Border securityFixing failed SBInet: Contract delays, quality issues at CBP

By Robert Lee Maril

Published 9 February 2016

Since DHS secretary Janet Napolitano in 2011 cancelled the failed SBInet program, CBP’s Office of Technology Innovation and Acquisition (OTIA) has awarded defense contractors approximately $186,000,000 to replace it. Mark Borkowski’s Office of Technology Innovation and Acquisition (OTIA) has created problems which directly impacting safety and productivity of Border Patrol agents: The needlessly delayed Integrated Fixed Towers (IFT) project has once again placed Border Patrol agents in harm’s way because the men and women who risk their lives patrolling the line still do not possess sophisticated surveillance technology to fight the drug cartels, human traffickers, and potential terrorists crossing our international borders.

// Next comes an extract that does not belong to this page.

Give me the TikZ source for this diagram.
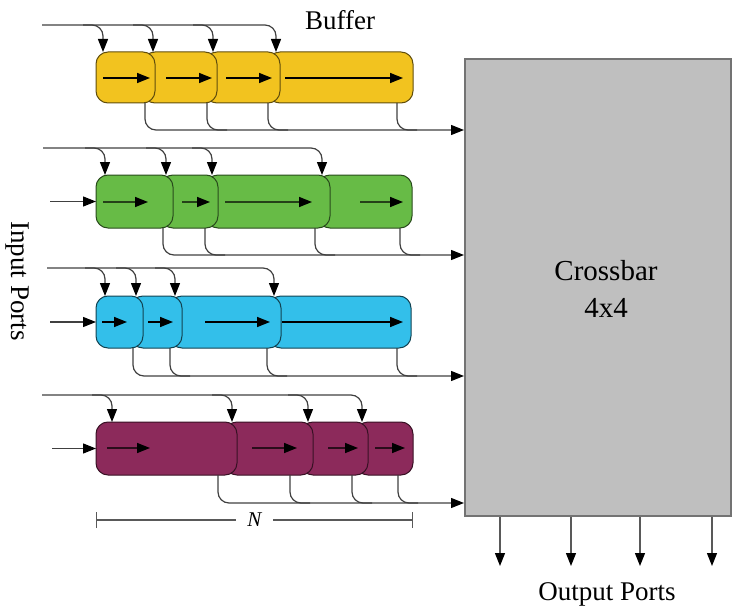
\documentclass[tikz,border=0pt]{standalone}
\usepackage{fontspec}
\setmainfont{Liberation Serif}
\usetikzlibrary{arrows.meta}
\tikzset{>={Triangle[length=13pt,width=10pt,black]}}
\definecolor{bufyellow}{HTML}{F2C31F}
\definecolor{bufgreen}{HTML}{67BB46}
\definecolor{bufcyan}{HTML}{33BFEA}
\definecolor{bufpurple}{HTML}{8C2A5B}
\tikzset{
  seg/.style={draw, rounded corners=12pt, line width=1pt, inner sep=0pt, outer sep=0pt},
  wire/.style={line width=1.2pt, draw=black!75, rounded corners=11pt},
  flow/.style={-{Triangle[length=13pt,width=10pt,black]}, line width=1.5pt},
  portarrow/.style={-{Triangle[length=13pt,width=10pt,black]}, line width=1.3pt, draw=black!65},
  label/.style={font=\fontsize{27}{30}\selectfont},
}

\begin{document}
\begin{tikzpicture}[x=1pt, y=-1pt]
  \useasboundingbox (0,0) rectangle (737,610);

  % switch
  \node[draw=black!55, fill=gray!50, line width=2pt, minimum width=266pt,
        minimum height=457pt] (xbar) at (598,287.5) {};
  \node[align=center, font=\fontsize{29}{37}\selectfont] (xbarlabel) at (606,289) {Crossbar\\4x4};
  \foreach \x in {500,571,640,712}
    \draw[portarrow] (\x,0 |- xbar.south) -- (\x,566);

  % first queue
  \node[seg, fill=bufyellow, draw=bufyellow!40!black, minimum width=145pt, minimum height=51pt] (a4) at (340.5,77.5) {};
  \node[seg, fill=bufyellow, draw=bufyellow!40!black, minimum width=75pt, minimum height=51pt] (a3) at (242.5,77.5) {};
  \node[seg, fill=bufyellow, draw=bufyellow!40!black, minimum width=74pt, minimum height=51pt] (a2) at (180,77.5) {};
  \node[seg, fill=bufyellow, draw=bufyellow!40!black, minimum width=59pt, minimum height=51pt] (a1) at (125.5,77.5) {};
  \draw[flow] (103,78) -- (150,78);
  \draw[flow] (166,78) -- (212,78);
  \draw[flow] (226,78) -- (272,78);
  \draw[flow] (285,78) -- (403,78);
  \draw[wire, ->] (42,25) -| (276,0 |- a1.north);
  \foreach \x in {103,153,213}
    \draw[wire, ->] (\x-20,25) -| (\x,0 |- a1.north);
  \draw[wire, ->] (145,0 |- a1.south) |- (xbar.west |- 0,130);
  \foreach \x in {207,268,397}
    \draw[wire] (\x,0 |- a1.south) |- (\x+20,130);

  % second queue
  \node[seg, fill=bufgreen, draw=bufgreen!40!black, minimum width=94pt, minimum height=53pt] (b4) at (365,201.5) {};
  \node[seg, fill=bufgreen, draw=bufgreen!40!black, minimum width=124pt, minimum height=53pt] (b3) at (268,201.5) {};
  \node[seg, fill=bufgreen, draw=bufgreen!40!black, minimum width=57pt, minimum height=53pt] (b2) at (189.5,201.5) {};
  \node[seg, fill=bufgreen, draw=bufgreen!40!black, minimum width=77pt, minimum height=53pt] (b1) at (134.5,201.5) {};
  \draw[flow, draw=bufgreen!35!black] (103,202) -- (148,202);
  \draw[flow, draw=bufgreen!35!black] (182,202) -- (210,202);
  \draw[flow, draw=bufgreen!35!black] (225,202) -- (312,202);
  \draw[flow, draw=bufgreen!35!black] (360,202) -- (403,202);
  \draw[wire, ->] ([xshift=-46pt]b1.west) -- (b1.west);
  \draw[wire, ->] (43,148) -| (322,0 |- b1.north);
  \foreach \x in {105,166,212}
    \draw[wire, ->] (\x-20,148) -| (\x,0 |- b1.north);
  \draw[wire, ->] (163,0 |- b1.south) |- (xbar.west |- 0,255);
  \foreach \x in {205,315,400}
    \draw[wire] (\x,0 |- b1.south) |- (\x+20,255);

  % third queue
  \node[seg, fill=bufcyan, draw=bufcyan!35!black, minimum width=142pt, minimum height=52pt] (c4) at (340,322) {};
  \node[seg, fill=bufcyan, draw=bufcyan!35!black, minimum width=111pt, minimum height=52pt] (c3) at (225.5,322) {};
  \node[seg, fill=bufcyan, draw=bufcyan!35!black, minimum width=51pt, minimum height=52pt] (c2) at (156.5,322) {};
  \node[seg, fill=bufcyan, draw=bufcyan!35!black, minimum width=47pt, minimum height=52pt] (c1) at (119.5,322) {};
  \draw[flow] (102,322) -- (127,322);
  \draw[flow] (148,322) -- (173,322);
  \draw[flow] (205,322) -- (270,322);
  \draw[flow] (282,322) -- (403,322);
  \draw[wire, ->] ([xshift=-46pt]c1.west) -- (c1.west);
  \draw[wire, ->] (47,268) -| (274,0 |- c1.north);
  \foreach \x in {105,136,175}
    \draw[wire, ->] (\x-20,268) -| (\x,0 |- c1.north);
  \draw[wire, ->] (133,0 |- c1.south) |- (xbar.west |- 0,376);
  \foreach \x in {170,267,397}
    \draw[wire] (\x,0 |- c1.south) |- (\x+20,376);

  % fourth queue
  \node[seg, fill=bufpurple, draw=bufpurple!40!black, minimum width=57pt, minimum height=53pt] (d4) at (384.5,448.5) {};
  \node[seg, fill=bufpurple, draw=bufpurple!40!black, minimum width=67pt, minimum height=53pt] (d3) at (334.5,448.5) {};
  \node[seg, fill=bufpurple, draw=bufpurple!40!black, minimum width=88pt, minimum height=53pt] (d2) at (269,448.5) {};
  \node[seg, fill=bufpurple, draw=bufpurple!40!black, minimum width=141pt, minimum height=53pt] (d1) at (166.5,448.5) {};
  \draw[flow, draw=bufpurple!30!black] (107,448) -- (150,448);
  \draw[flow, draw=bufpurple!30!black] (252,448) -- (297,448);
  \draw[flow, draw=bufpurple!30!black] (328,448) -- (358,448);
  \draw[flow, draw=bufpurple!30!black] (375,448) -- (405,448);
  \draw[wire, ->] ([xshift=-44pt]d1.west) -- (d1.west);
  \draw[wire, ->] (42,395) -| (362,0 |- d1.north);
  \foreach \x in {112,232,308}
    \draw[wire, ->] (\x-20,395) -| (\x,0 |- d1.north);
  \draw[wire, ->] (218,0 |- d1.south) |- (xbar.west |- 0,503);
  \foreach \x in {290,352,398}
    \draw[wire] (\x,0 |- d1.south) |- (\x+20,503);

  % queue length
  \draw[{Bar[width=16pt]}-{Bar[width=16pt]}, line width=1.2pt, draw=black!65]
    (d1.south west |- 0,520) -- (d4.south east |- 0,520)
    node[midway, fill=white, inner xsep=11pt, inner ysep=2pt,
         font=\fontsize{21}{24}\selectfont\itshape] (nlabel) {N};

  % labels
  \node[label, anchor=base] (buflabel) at (340,30) {Buffer};
  \node[label, rotate=-90] (inlabel) at (17,281) {Input Ports};
  \node[label, anchor=base] (outlabel) at (607,600) {Output Ports};
\end{tikzpicture}
\end{document}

Since Secretary of Homeland Security Janet Napolitano in 2011 cancelled the failed SBInet program (Secure Border Initiative network), CBP’s Office of Technology Innovation and Acquisition (OTIA) has awarded defense contractors approximately $186,000,000 to replace it. CBP awarded significant funds to contractors to produce five major surveillance technologies for use along the southern border. These surveillance technologies are crucially required for our national security because SBInet, the so-called virtual fence, was never successfully completed.

Mark Borkowski, who served as the senior executive in charge of SBInet from 2006 to 2010, was promoted in 2010 to the CBP’s Assistant Commissioner and Chief Acquisition Officer. As such he currently leads OTIA. Boeing, Inc., the primary contractor for SBInet under the supervision of Borkowski, received approximately $1.2 billion but only constructed twenty communication towers in Arizona.

CBP currently calls these towers, all that are left of the failed SBInet program, Block 1. In 1989 the program to integrate border surveillance technology was called ICAD, then, when ICAD failed, it was called ICAD II, then ICAD III, then ISIS (Integrated Surveillance Intelligence System), followed by the American Shield Initiative (ASI), the Secure Border Initiative Tactical Initiative (SBI TI), then Project 28 and P-28, and, finally, before the most recent name change in 2012, it was sometimes referred to as Tuscon-1 and Ajo-1.

A total of five CBP contracts awarded by Borkowski’s OTIA since SBInet have gone to various companies to build the Mobile Surveillance Capabilities (MSC) Program, the Ultra-light Aircraft Detection (ULAD) Systems, the Remote Video Surveillance Systems (RVSS) Program, the Mobile Video Surveillance Systems (MVSS), and the Integrated Fixed Towers (IFT). Awardees include ICX Platforms Corporation, Telephonics Corporation, SRC Tec Inc., Management Services Group Inc., EFW, Mistral Inc., and Tactical Micro.

However, as was the case with SBInet from 2006 until 2011, the majority of these newest border surveillance programs have been burdened by a number of agency problems and delays. These problems and delays directly impact both the efficiency and safety of Border Patrol agents in the field. These security challenges facing Border Patrol agents in turn adversely impact national security along our border with Mexico.